Is there a "right" age for a child to start speech pathology services? Your child has a noticeable language or communication issue. But you're not sure if this is common for their age or they need help from a speech pathologist. Take a look at what parents need to know about speech and language development, age, and the decision to start therapy.
What Are the Milestones for Speech and Language Development?
The word milestone itself is often confusing for parents. While milestones are age-graded markers of specific developmental tasks (such as talking or walking), they aren't set in stone. This means some children may meet milestones earlier, while others meet them later.
Even though there are individual differences between the rate at which children meet milestones, you will find a progression of markers that you should expect your child to follow. According to the National Institute on Deafness and Other Communication Disorders, speech and language developmental milestones for young children include:
Infants at one year. By the end of the first year, children can usually listen when spoken to, understand words for every day or commonly used items, respond to basic requests, babble (use sounds such as "baba"), use physical gestures, and may say one or two short words.

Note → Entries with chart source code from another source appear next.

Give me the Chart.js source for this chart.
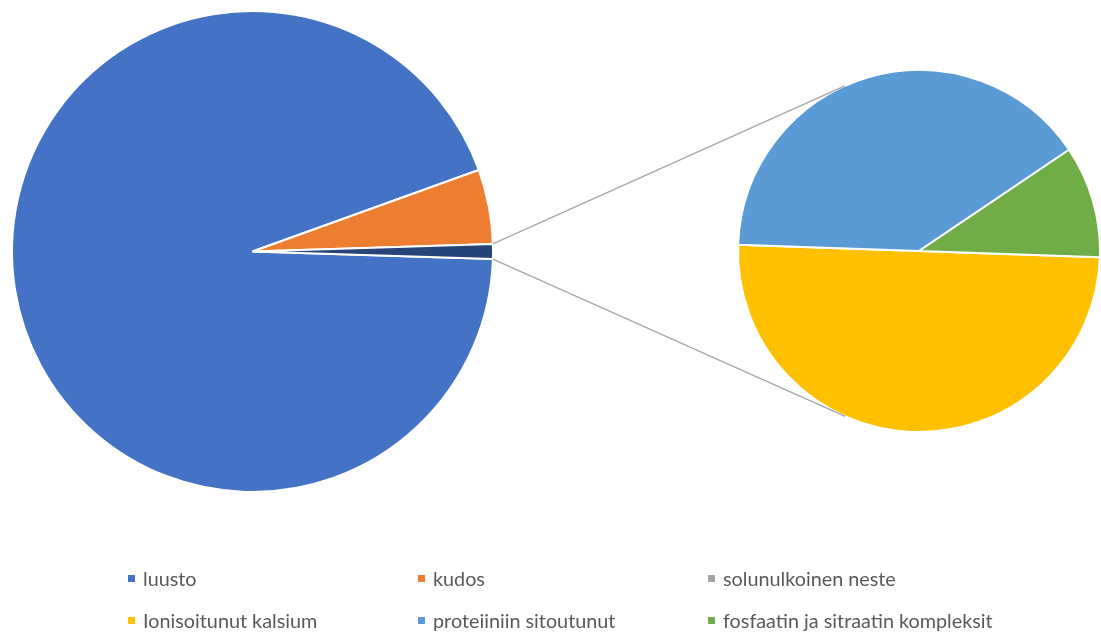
<!DOCTYPE html>
<html>
<head>
<meta charset="utf-8">
<script src="https://cdn.jsdelivr.net/npm/chart.js@4.4.1/dist/chart.umd.min.js"></script>
<style>
  html, body { margin: 0; padding: 0; background: #fff; }
  #wrap { position: relative; width: 1101px; height: 632px; overflow: hidden; }
  #wrap canvas { position: absolute; left: 0; top: 0; }
  .lg { position: absolute; font-family: Lato, "Open Sans", sans-serif; font-size: 19.8px; color: #595959; white-space: nowrap; line-height: 20px; }
  .lg i { position: absolute; width: 7px; height: 7px; left: -15px; top: 7px; }
</style>
</head>
<body>
<div id="wrap">
  <canvas id="left" width="1101" height="632"></canvas>
  <canvas id="right" width="1101" height="632"></canvas>
</div>
<script>
// ---- data ----
const mainLabels = ['luusto', 'kudos', 'solunulkoinen neste'];
const mainValues = [94, 5, 1];
const mainColors = ['#4472C4', '#ED7D31', '#264478'];

const subLabels = ['Ionisoitunut kalsium', 'proteiiniin sitoutunut', 'fosfaatin ja sitraatin kompleksit'];
const subValues = [50, 40, 10];
const subColors = ['#FFC000', '#5B9BD5', '#70AD47'];

const legendLabels = ['luusto', 'kudos', 'solunulkoinen neste', 'Ionisoitunut kalsium', 'proteiiniin sitoutunut', 'fosfaatin ja sitraatin kompleksit'];
const legendColors = ['#4472C4', '#ED7D31', '#A5A5A5', '#FFC000', '#5B9BD5', '#70AD47'];

// ---- charts ----
const mainTotal = mainValues.reduce((a, b) => a + b, 0);
const mainRotation = 90 + 180 * mainValues[mainValues.length - 1] / mainTotal;

const common = {
  responsive: false,
  animation: false,
  plugins: { legend: { display: false }, tooltip: { enabled: false } }
};

const leftChart = new Chart(document.getElementById('left'), {
  type: 'pie',
  data: {
    labels: mainLabels,
    datasets: [{ data: mainValues, backgroundColor: mainColors, borderColor: '#ffffff', borderWidth: 2 }]
  },
  options: Object.assign({}, common, {
    rotation: mainRotation,
    layout: { padding: { left: 11, top: 10, right: 607, bottom: 139 } }
  })
});

const connectors = {
  id: 'connectors',
  afterDraw(chart) {
    const la = leftChart.getDatasetMeta(0).data[mainValues.length - 1];
    const ra = chart.getDatasetMeta(0).data[0];
    const R = la.outerRadius, cx = ra.x, cy = ra.y, r = ra.outerRadius;
    const ctx = chart.ctx;
    ctx.save();
    ctx.strokeStyle = '#A6A6A6';
    ctx.lineWidth = 1.3;
    [la.startAngle, la.endAngle].forEach((ang) => {
      const px = la.x + R * Math.cos(ang), py = la.y + R * Math.sin(ang);
      const d = Math.hypot(px - cx, py - cy);
      const phi = Math.atan2(py - cy, px - cx);
      const a = Math.acos(r / d);
      const t = (py < la.y) ? phi + a : phi - a;
      ctx.beginPath();
      ctx.moveTo(px, py);
      ctx.lineTo(cx + r * Math.cos(t), cy + r * Math.sin(t));
      ctx.stroke();
    });
    ctx.restore();
  }
};

const rightChart = new Chart(document.getElementById('right'), {
  type: 'pie',
  data: {
    labels: subLabels,
    datasets: [{ data: subValues, backgroundColor: subColors, borderColor: '#ffffff', borderWidth: 2 }]
  },
  options: Object.assign({}, common, {
    rotation: 92,
    layout: { padding: { left: 737, top: 69, right: 0, bottom: 199 } }
  }),
  plugins: [connectors]
});

// ---- legend ----
const wrap = document.getElementById('wrap');
const colX = [143, 433, 723];
const rowY = [568, 610];
legendLabels.forEach((lab, i) => {
  const d = document.createElement('div');
  d.className = 'lg';
  d.style.left = colX[i % 3] + 'px';
  d.style.top = rowY[Math.floor(i / 3)] + 'px';
  const m = document.createElement('i');
  m.style.background = legendColors[i];
  d.appendChild(m);
  d.appendChild(document.createTextNode(lab));
  wrap.appendChild(d);
});
</script>
</body>
</html>
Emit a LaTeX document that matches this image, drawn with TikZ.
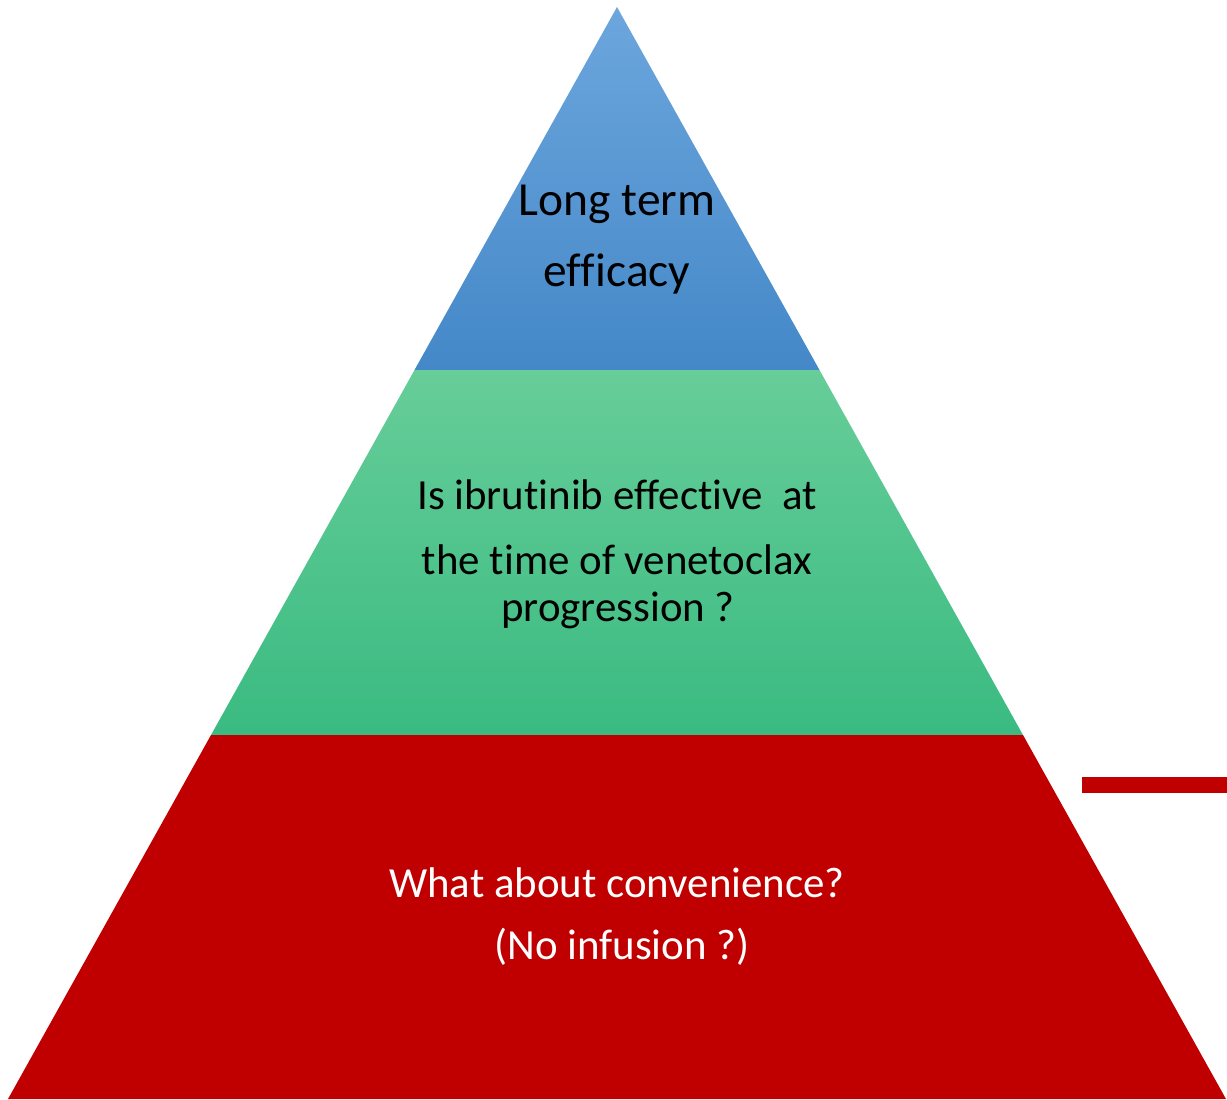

Toddlers between one- and two years. Your child's speech and language development dramatically increase this year. They'll learn new words, put two words together to make a simple sentence, point to pictures you name in books, and understand basic questions.
Ages two- to three years. Older toddlers have words for almost everything in their world. While they will still use two- to three-word sentences, they have a vast vocabulary and can speak in a way that you and other adults who see them regularly (such as a daycare teacher) can understand.
Preschoolers ages three- to four years. Preschoolers can create multi-word sentences that are more complex than what you would expect from a toddler. They also have an expanded vocabulary and can speak much more clearly.
Now that you know more about what to expect from your young child's speech and language development, it's time to ask the next question—do they need to see a professional?
When Should Children Start Speech Therapy?
There's no magic age to start this type of therapy service. Before you decide to, or not to, consult a speech-language pathologist, consider:
Your child's typical individual progression. Does your child usually lag behind expected milestones in other areas by a few weeks or even months? This could just indicate your child's individual pattern of development.
The problematic issue. There isn't one type of speech or language disorder. Some children struggle to understand others, while others have difficulty expressing themselves verbally.
Normal speech patterns. It's normal for younger children to mispronounce some words or sounds.